SEISMIC CRUSTAL STRUCTURE OF THE NORTH CHINA CRATON AND SURROUNDING AREA: SYNTHESIS AND ANALYSIS

We present a new digital model (NCcrust) of seismic crustal structure of the Neoarchean North China Craton and its surrounding orogeny belts. All available seismic profiles, complemented by receiver function interpretations of crustal thickness, were used to establish the four layer (sedimentary cover, upper crust, middle crust and lower crust) model. The NCcrust, defined on a 0.25° × 0.25° grid, includes Moho depth, internal structure of the crust and the Pn velocity in the study area. The crust is thin (30-32 km) to the east of the 120° E meridian, much thinner than the global average for cratonic crust. The average Moho depth of the western part is 38-44 km.

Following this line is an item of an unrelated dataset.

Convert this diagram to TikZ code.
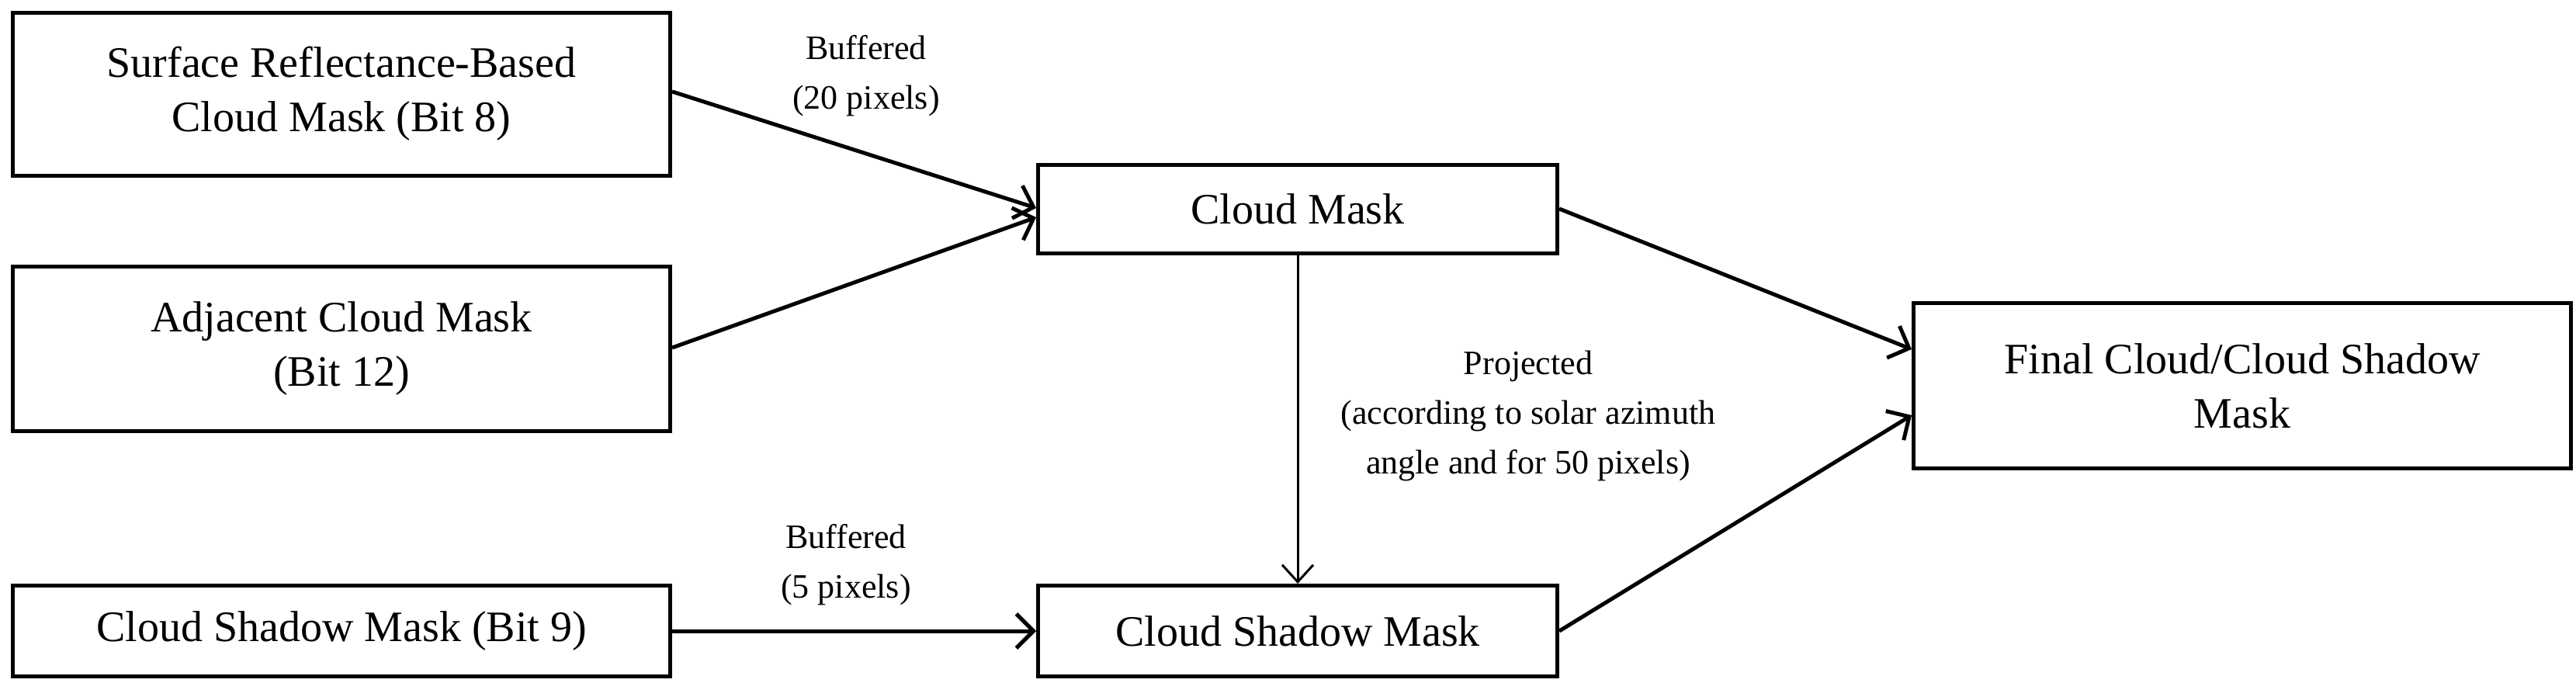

The Moho depth of the Sulu-Dabie-Qiling-Qilian orogenic belt ranges from 31 km to 51 km. The sedimentary cover is 2-5 km thick in most of the region and typical thicknesses of the upper, middle, and lower crust are 16-24 km, 6-24 km, and 0-6 km, respectively. The crystalline crust has average P-wave velocity ranging from 6.28 km/s in the northeastern and the central southern parts of the craton to 6.42 km/s in the western part with the thicker crust, which includes a lower crustal layer (north Ordos Basin). The velocity in the uppermost mantle is very heterogeneous with Pn values ranging from 7.8 km/s (along the Tanlu Fault) to 8.3 km/s (the Ordos Basin). We examine correlations between the Moho depth and topography for 7 tectonic provinces in the North China Craton and speculate on mechanisms of isostatic compensation.